American Science Fiction Writing and Editing
Judith Merril began writing professionally, especially short stories about sports, starting in 1945, before publishing her first science-fiction story in 1948. A number, but by no means all, of her contributions were to magazines edited by fellow ex-Futurians. She was a co-founder of the Hydra Club in this period. Her story "Dead Center" (The Magazine of Fantasy and Science Fiction, November, 1954) is one of only two stories taken from any science fiction or fantasy magazine for the Best American Short Stories volumes edited by Martha Foley in the 1950s. Groff Conklin described her first novel, Shadow on the Hearth, as "a masterly example of sensitive and perceptive story-telling." Boucher and McComas praised it as "a sensitively human novel, terrifying in its small-scale reflection of grand-scale catastrophe." P. Schuyler Miller found it a "warm, human novel" comparable to Earth Abides.

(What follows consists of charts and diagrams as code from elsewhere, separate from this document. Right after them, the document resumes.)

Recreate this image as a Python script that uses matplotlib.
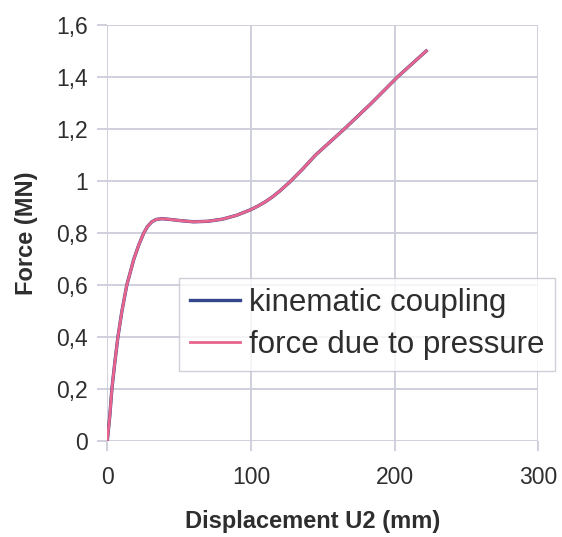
import numpy as np
import matplotlib.pyplot as plt

plt.rcParams['font.family'] = ['Liberation Sans', 'DejaVu Sans']

# Displacement U2 (mm) and force (MN) for both load cases
disp = [0, 1.8, 3.2, 5.2, 7.4, 10.2, 13.6, 18.5, 22, 25.4, 28, 31, 34, 38, 44, 50, 60,
        70, 80, 90, 100, 105, 110, 115, 120, 127, 136, 145, 155, 165, 184, 202, 222]
force_kin = [0, 0.10, 0.20, 0.30, 0.40, 0.50, 0.60, 0.70, 0.755, 0.80, 0.825, 0.843, 0.852,
             0.855, 0.852, 0.848, 0.843, 0.845, 0.853, 0.868, 0.89, 0.904, 0.92, 0.939,
             0.961, 0.996, 1.046, 1.10, 1.15, 1.20, 1.30, 1.40, 1.50]
force_pres = [0, 0.10, 0.20, 0.30, 0.40, 0.50, 0.60, 0.70, 0.755, 0.80, 0.825, 0.843, 0.852,
              0.855, 0.852, 0.848, 0.843, 0.845, 0.853, 0.868, 0.89, 0.904, 0.92, 0.939,
              0.961, 0.996, 1.046, 1.10, 1.15, 1.20, 1.30, 1.40, 1.50]

xticks = [0, 100, 200, 300]
yticks = [0, 0.2, 0.4, 0.6, 0.8, 1.0, 1.2, 1.4, 1.6]
ytick_labels = ['0', '0,2', '0,4', '0,6', '0,8', '1', '1,2', '1,4', '1,6']

fig = plt.figure(figsize=(5.62, 5.37), dpi=100)
ax = fig.add_axes([0.1909, 0.1788, 0.7669, 0.7747])

ax.plot(disp, force_kin, color='#34468c', lw=2.4, solid_joinstyle='round',
        label='kinematic coupling')
ax.plot(disp, force_pres, color='#e9658d', lw=2.0, solid_joinstyle='round',
        label='force due to pressure')

ax.set_xlim(0, 300)
ax.set_ylim(0, 1.6)
ax.set_xticks(xticks)
ax.set_yticks(yticks)
ax.set_yticklabels(ytick_labels)
ax.grid(True, color='#cdcdda', lw=1.3)
ax.set_axisbelow(True)
for s in ax.spines.values():
    s.set_visible(False)
ax.tick_params(colors='#cdcdda', labelcolor='#2e2e2e', labelsize=16.5, length=7, width=1.3)
ax.tick_params(axis='x', pad=11)
ax.tick_params(axis='y', pad=7)

ax.set_xlabel('Displacement U2 (mm)', fontsize=17, fontweight='bold', color='#2e2e2e')
ax.xaxis.set_label_coords(0.476, -0.165)
ax.set_ylabel('Force (MN)', fontsize=17, fontweight='bold', color='#2e2e2e', labelpad=13)

leg = ax.legend(loc='upper left', bbox_to_anchor=(0.167, 0.3925), fontsize=22.5, frameon=True,
                fancybox=False, edgecolor='#c4c4cc', handlelength=1.6, handletextpad=0.3,
                borderpad=0.34, labelspacing=0.38, borderaxespad=0)
leg.get_frame().set_linewidth(1.0)
for t in leg.get_texts():
    t.set_color('#2e2e2e')

fig.savefig('out.png', dpi=100, facecolor='white')
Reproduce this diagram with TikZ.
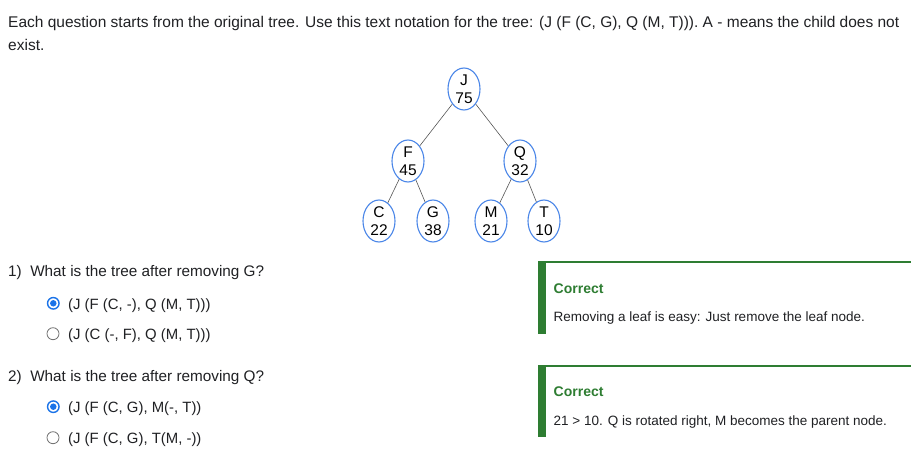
\documentclass[tikz,border=0pt]{standalone}
\usepackage{fontspec}
\setmainfont{Liberation Sans}
\usetikzlibrary{shapes.geometric}
\definecolor{txt}{HTML}{202124}
\definecolor{nodeblue}{HTML}{4A86E8}
\definecolor{radioblue}{HTML}{1A73E8}
\definecolor{okgreen}{HTML}{2E7D32}
\definecolor{edgegray}{HTML}{555555}
\definecolor{radiogray}{HTML}{757575}
\begin{document}
\begin{tikzpicture}[x=1pt,y=-1pt,
  tnode/.style={ellipse, draw=nodeblue, line width=1.1pt, minimum width=32pt, minimum height=42pt, inner sep=0pt, align=center, font=\fontsize{15.5}{17.5}\selectfont, text=black},
  tedge/.style={draw=edgegray, line width=0.6pt},
  qtext/.style={anchor=base west, inner sep=0pt, text=txt, font=\fontsize{15.3}{18}\selectfont},
  otext/.style={qtext, font=\fontsize{14.9}{18}\selectfont},
  fbhead/.style={anchor=base west, inner sep=0pt, text=okgreen, font=\fontsize{14}{16}\selectfont\bfseries},
  fbtext/.style={anchor=base west, inner sep=0pt, text=txt, font=\fontsize{13.5}{16}\selectfont},
  radioon/.style={circle, draw=radioblue, line width=1.4pt, minimum size=11.5pt, inner sep=0pt},
  radiodot/.style={circle, fill=radioblue, minimum size=6.5pt, inner sep=0pt},
  radiooff/.style={circle, draw=radiogray, line width=0.8pt, minimum size=12pt, inner sep=0pt}
]
\useasboundingbox[fill=white] (0,0) rectangle (911,462);

% header
\node[qtext, font=\fontsize{15.5}{18}\selectfont] (h1) at (8,28) {Each question starts from the original tree. Use this text notation for the tree: (J (F (C, G), Q (M, T))). A - means the child does not};
\node[qtext, font=\fontsize{15.5}{18}\selectfont] (h2) at (8,51) {exist.};

% tree
\node[tnode] (J) at (464,89) {J\\75};
\node[tnode] (F) at (408,161) {F\\45};
\node[tnode] (Q) at (520,161) {Q\\32};
\node[tnode] (C) at (379,221) {C\\22};
\node[tnode] (G) at (433,221) {G\\38};
\node[tnode] (M) at (491,221) {M\\21};
\node[tnode] (T) at (544,221) {T\\10};
\draw[tedge] (J) -- (F);
\draw[tedge] (J) -- (Q);
\draw[tedge] (F) -- (C);
\draw[tedge] (F) -- (G);
\draw[tedge] (Q) -- (M);
\draw[tedge] (Q) -- (T);

% question 1
\node[qtext] (q1) at (8,277) {1)\ \ What is the tree after removing G?};
\node[radioon] (r1a) at (53.3,303.3) {};
\node[radiodot] (r1ad) at (53.3,303.3) {};
\node[otext] (o1a) at (68,309.5) {(J (F (C, -), Q (M, T)))};
\node[radiooff] (r1b) at (53,333.7) {};
\node[otext] (o1b) at (68,339.5) {(J (C (-, F), Q (M, T)))};

% question 2
\node[qtext] (q2) at (8,381.5) {2)\ \ What is the tree after removing Q?};
\node[radioon] (r2a) at (53.3,406.7) {};
\node[radiodot] (r2ad) at (53.3,406.7) {};
\node[otext] (o2a) at (68,412.5) {(J (F (C, G), M(-, T))};
\node[radiooff] (r2b) at (53,437.7) {};
\node[otext] (o2b) at (68,443) {(J (F (C, G), T(M, -))};

% feedback 1
\fill[okgreen] (538,261) rectangle (911,263);
\fill[okgreen] (538,261) rectangle (546,334);
\node[fbhead] (c1) at (553.5,293.3) {Correct};
\node[fbtext] (f1) at (553.5,321.5) {Removing a leaf is easy: Just remove the leaf node.};

% feedback 2
\fill[okgreen] (538,365) rectangle (911,367);
\fill[okgreen] (538,365) rectangle (546,437.5);
\node[fbhead] (c2) at (553.5,396.7) {Correct};
\node[fbtext] (f2) at (553.5,425) {21 > 10. Q is rotated right, M becomes the parent node.};
\end{tikzpicture}
\end{document}
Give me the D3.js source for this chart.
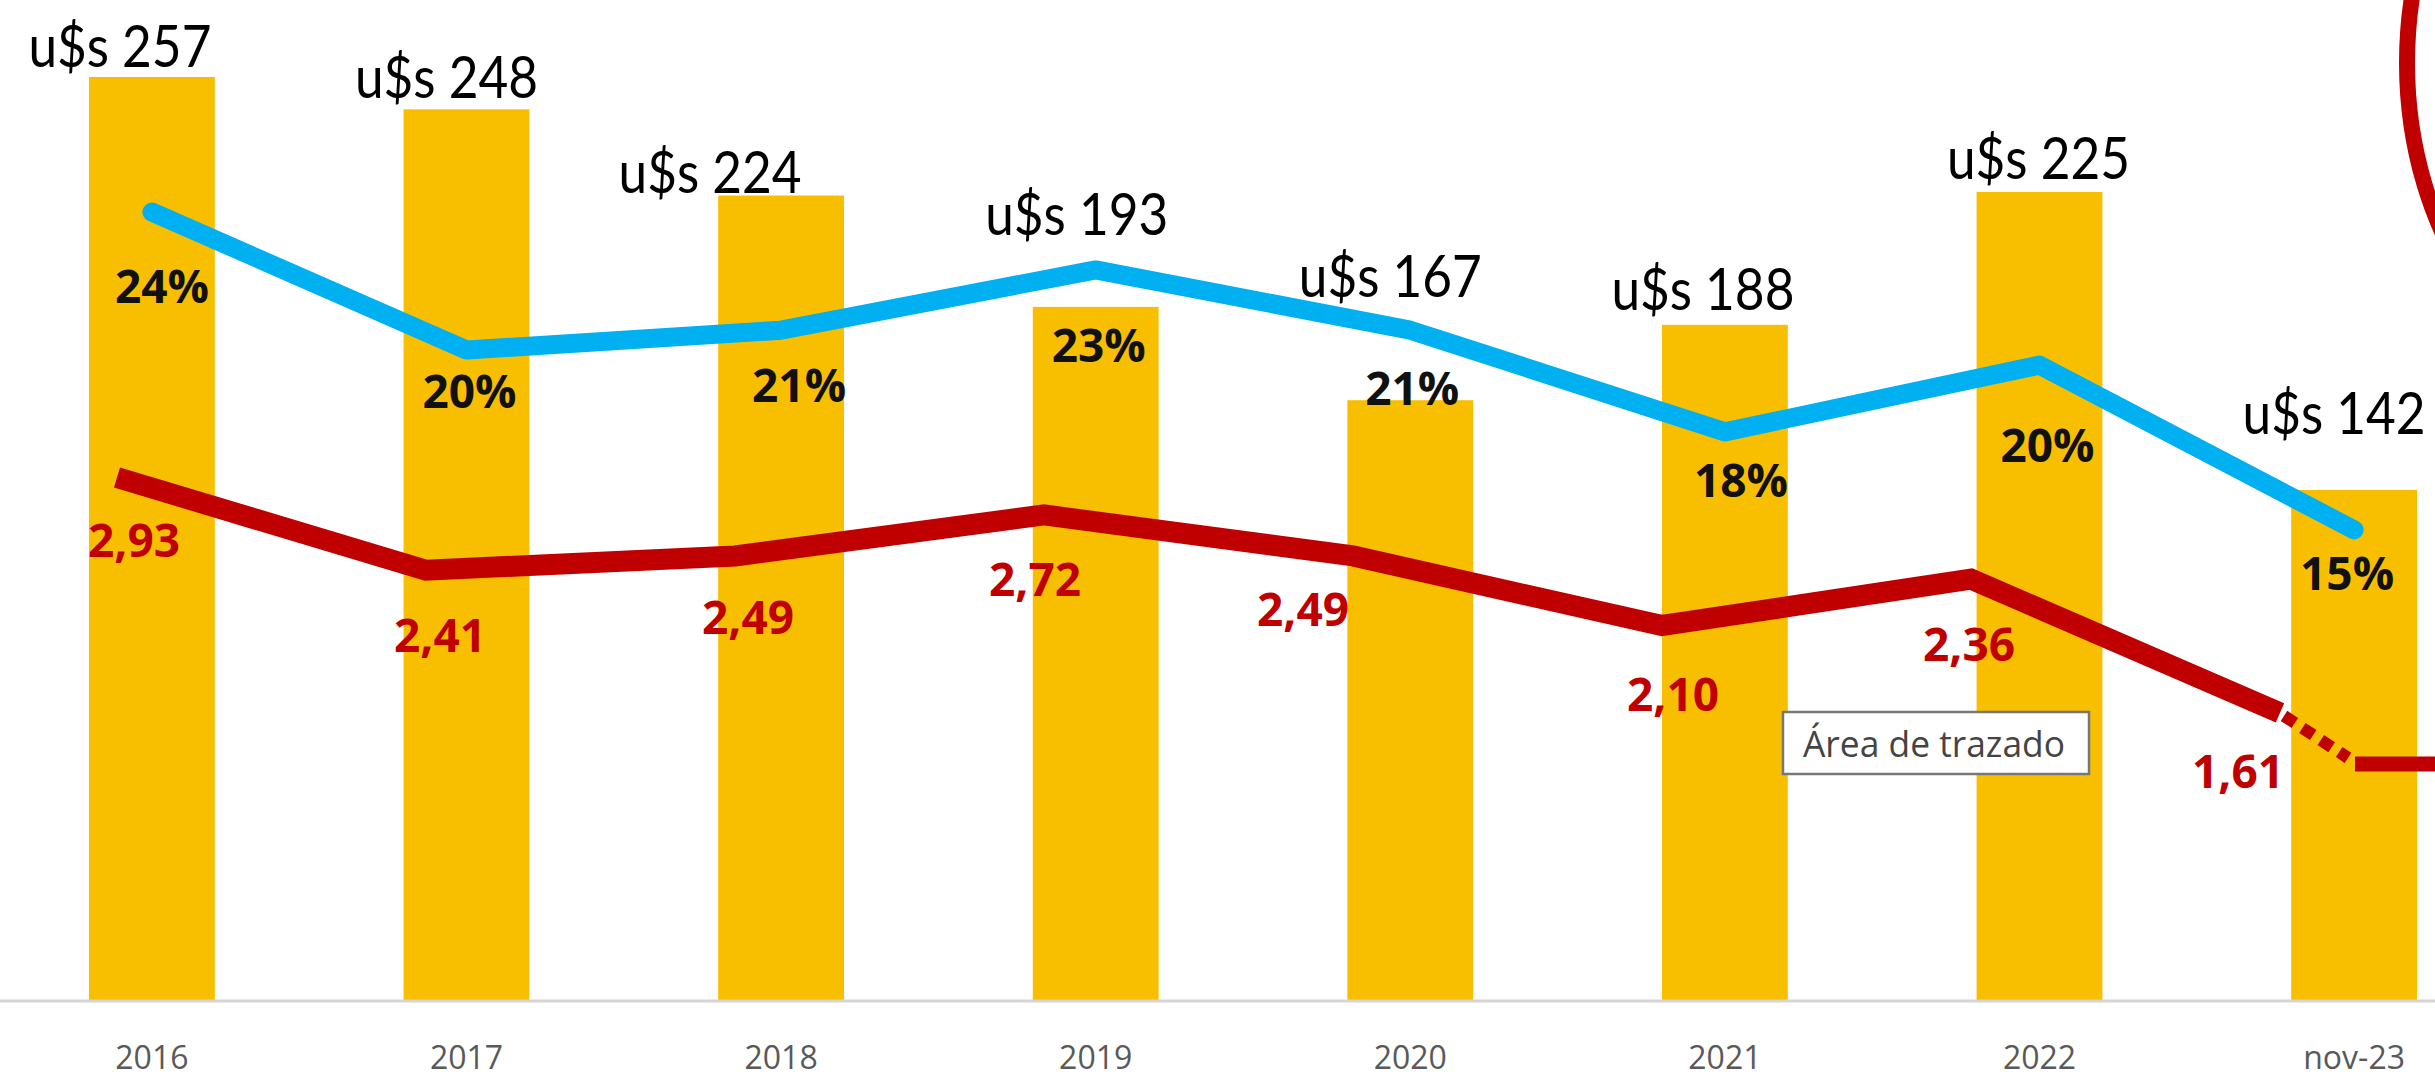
<!DOCTYPE html>
<html>
<head>
<meta charset="utf-8">
<script src="https://cdn.jsdelivr.net/npm/d3@7"></script>
<style>
    body { margin: 0; background: #fff; overflow: hidden; }
    svg.main { display: block; }
    .amt { font-family: Lato, "Open Sans", sans-serif; fill: #000; }
    .pct { font-family: "Open Sans", sans-serif; font-weight: bold; fill: #111; }
    .ratio { font-family: "Open Sans", sans-serif; font-weight: bold; fill: #c00000; }
    .tick { font-family: "Open Sans", sans-serif; fill: #595959; }
</style>
</head>
<body>
<script>
// data
var years = ["2016", "2017", "2018", "2019", "2020", "2021", "2022", "nov-23"];
var amounts = [257, 248, 224, 193, 167, 188, 225, 142];          // u$s, bars
var shares = [0.2435, 0.2032, 0.209, 0.2266, 0.209, 0.1793, 0.1988, 0.1507]; // blue line
var ratios = [2.93, 2.41, 2.49, 2.72, 2.49, 2.10, 2.36, 1.61];   // red line

// hand placed label offsets (dx, dy) as in the original slide
var amtNudge = [[-32, -10], [-20, -11], [-71, -3], [-19, -72], [-20, -103], [-22, -15], [-1, -13], [-20, -56]];
var pctNudge = [[10, 91], [3, 58], [18, 72], [3, 92], [2, 75], [16, 65], [8, 97], [-7, 60]];
var ratioNudge = [[17, 80], [14, 82], [13, 78], [-9, 81], [-50, 70], [11, 85], [-2, 82], [-42, 75]];

var W = 2435, H = 1077;

docMain();

function docMain() {
    var svg = d3.select("body").append("svg")
        .attr("class", "main")
        .attr("width", W)
        .attr("height", H);

    var x = d3.scaleBand().domain(years).range([-5.4, 2511.4])
        .paddingInner(0.6).paddingOuter(0.3);
    var xr = d3.scalePoint().domain(years).range([117, 2280]);
    var yAmt = d3.scaleLinear().domain([0, 257]).range([1000, 77]);
    var yPct = d3.scaleLinear().domain([0, 0.3]).range([1046, 18.5]);
    var yRat = d3.scaleLinear().domain([0, 3]).range([1000, 465]);

    var cx = function (i) { return x(years[i]) + x.bandwidth() / 2; };

    // bars
    svg.selectAll("rect.bar").data(amounts).enter().append("rect")
        .attr("class", "bar")
        .attr("x", function (d, i) { return x(years[i]); })
        .attr("width", x.bandwidth())
        .attr("y", function (d) { return yAmt(d); })
        .attr("height", function (d) { return yAmt(0) - yAmt(d); })
        .attr("fill", "#f7bf00");

    // baseline
    svg.append("line")
        .attr("x1", 0).attr("x2", W)
        .attr("y1", yAmt(0) + 1).attr("y2", yAmt(0) + 1)
        .attr("stroke", "#d4d4d4").attr("stroke-width", 3);

    // x axis labels
    var xAxis = d3.axisBottom(x).tickSize(0).tickPadding(0);
    var gx = svg.append("g")
        .attr("transform", "translate(0," + 1069 + ")")
        .call(xAxis);
    gx.select(".domain").remove();
    gx.selectAll("text")
        .attr("class", "tick")
        .attr("dy", 0)
        .attr("font-size", 32);

    // blue line
    var blue = d3.line()
        .x(function (d, i) { return cx(i); })
        .y(function (d) { return yPct(d); });
    svg.append("path")
        .datum(shares)
        .attr("d", blue)
        .attr("fill", "none")
        .attr("stroke", "#00b0f0")
        .attr("stroke-width", 19)
        .attr("stroke-linejoin", "round")
        .attr("stroke-linecap", "round");

    // red line
    var red = d3.line()
        .x(function (d, i) { return xr(years[i]); })
        .y(function (d) { return yRat(d); });
    svg.append("path")
        .datum(ratios)
        .attr("d", red)
        .attr("fill", "none")
        .attr("stroke", "#c00000")
        .attr("stroke-width", 21)
        .attr("stroke-linejoin", "miter");

    // dashed tail of the red line and the flat piece after it
    var n = ratios.length - 1;
    var lx = xr(years[n]), ly = yRat(ratios[n]);
    svg.append("line")
        .attr("x1", lx + 4).attr("y1", ly + 3)
        .attr("x2", lx + 68).attr("y2", ly + 45)
        .attr("stroke", "#c00000")
        .attr("stroke-width", 12)
        .attr("stroke-dasharray", "13 9");
    svg.append("line")
        .attr("x1", lx + 75).attr("y1", ly + 51)
        .attr("x2", W).attr("y2", ly + 51)
        .attr("stroke", "#c00000")
        .attr("stroke-width", 15);

    // amount labels
    svg.selectAll("text.amt").data(amounts).enter().append("text")
        .attr("class", "amt")
        .attr("text-anchor", "middle")
        .attr("font-size", 58)
        .attr("textLength", 183)
        .attr("lengthAdjust", "spacingAndGlyphs")
        .attr("x", function (d, i) { return cx(i) + amtNudge[i][0]; })
        .attr("y", function (d, i) { return yAmt(d) + amtNudge[i][1]; })
        .text(function (d) { return "u$s " + d; });

    // share labels
    var fmtPct = d3.format(".0%");
    svg.selectAll("text.pct").data(shares).enter().append("text")
        .attr("class", "pct")
        .attr("text-anchor", "middle")
        .attr("font-size", 46)
        .attr("x", function (d, i) { return cx(i) + pctNudge[i][0]; })
        .attr("y", function (d, i) { return yPct(d) + pctNudge[i][1]; })
        .text(function (d) { return fmtPct(d); });

    // ratio labels
    svg.selectAll("text.ratio").data(ratios).enter().append("text")
        .attr("class", "ratio")
        .attr("text-anchor", "middle")
        .attr("font-size", 46)
        .attr("x", function (d, i) { return xr(years[i]) + ratioNudge[i][0]; })
        .attr("y", function (d, i) { return yRat(d) + ratioNudge[i][1]; })
        .text(function (d) { return d.toFixed(2).replace(".", ","); });

    // excel tooltip left in the screenshot
    var tip = svg.append("g").attr("transform", "translate(1783,712)");
    tip.append("rect")
        .attr("width", 306).attr("height", 62)
        .attr("fill", "#fff")
        .attr("stroke", "#777").attr("stroke-width", 2.5);
    tip.append("text")
        .attr("x", 20).attr("y", 45)
        .attr("font-family", "'Open Sans', sans-serif")
        .attr("font-size", 36)
        .attr("fill", "#444")
        .attr("textLength", 262)
        .attr("lengthAdjust", "spacingAndGlyphs")
        .text("Área de trazado");

    // red highlight ring, cut by the right edge
    svg.append("ellipse")
        .attr("cx", 2657).attr("cy", 63)
        .attr("rx", 250).attr("ry", 330)
        .attr("fill", "none")
        .attr("stroke", "#c00000")
        .attr("stroke-width", 16);
}
</script>
</body>
</html>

Her second child, Ann, was born in 1950; in 1952 she separated from Pohl, and their divorce finalized the next year, in which she also lived with Walter M. Miller, Jr. for six months. Her third marriage came in 1960, devolving into separation, in 1963, but never a final divorce. Ann's daughter (Merril's granddaughter), Emily Pohl-Weary, is an author of young adult fiction and science-fiction stories. (She also co-authored Merril's biography after the latter's death, using access to her drafts, notes and letters).
Merril began editing science fiction short story anthologies in 1950—especially a popular "Year's Best" story-anthology series that ran from 1956 to 1967—and published her last in 1985. In her editorial introductions, talks and other writings, she actively argued that science fiction should no longer be isolated but become part of the literary mainstream. Early in her editing career, Anthony Boucher described her as "a practically flawless anthologist". She also had an important role as Books Editor for The Magazine of Fantasy and Science Fiction from 1965 until 1969.
Science fiction scholar Rob Latham noted in 2005 that "throughout the 1950s, Merril, along with fellow SF authors James Blish and Damon Knight had taken the lead in promoting higher literary standards and a greater sense of professionalism within the field" -- especially by establishing an annual series of writers' conferences in Milford, Pennsylvania, where Merril then lived. Manuscripts were workshopped at these avid gatherings, thus encouraging more care in the planning of stories, and a sense of solidarity was promoted, eventually leading to the formation of the Science Fiction Writers Association." However, "disaffected authors began griping about a 'Milford Mafia' that was endangering SF's unique virtues by imposing literary standards essentially alien to the field."
A project Merril began in the early 1960s, under contract to Lion Books in Chicago, was abortive, but inspired her publisher's editor, Harlan Ellison, to go forward with his version of the project, Dangerous Visions (Doubleday, 1967). As an initiator of the New Wave movement, in 1968 she edited the anthology England Swings SF. She collected the stories for it while living in England for a year in the late 1960s.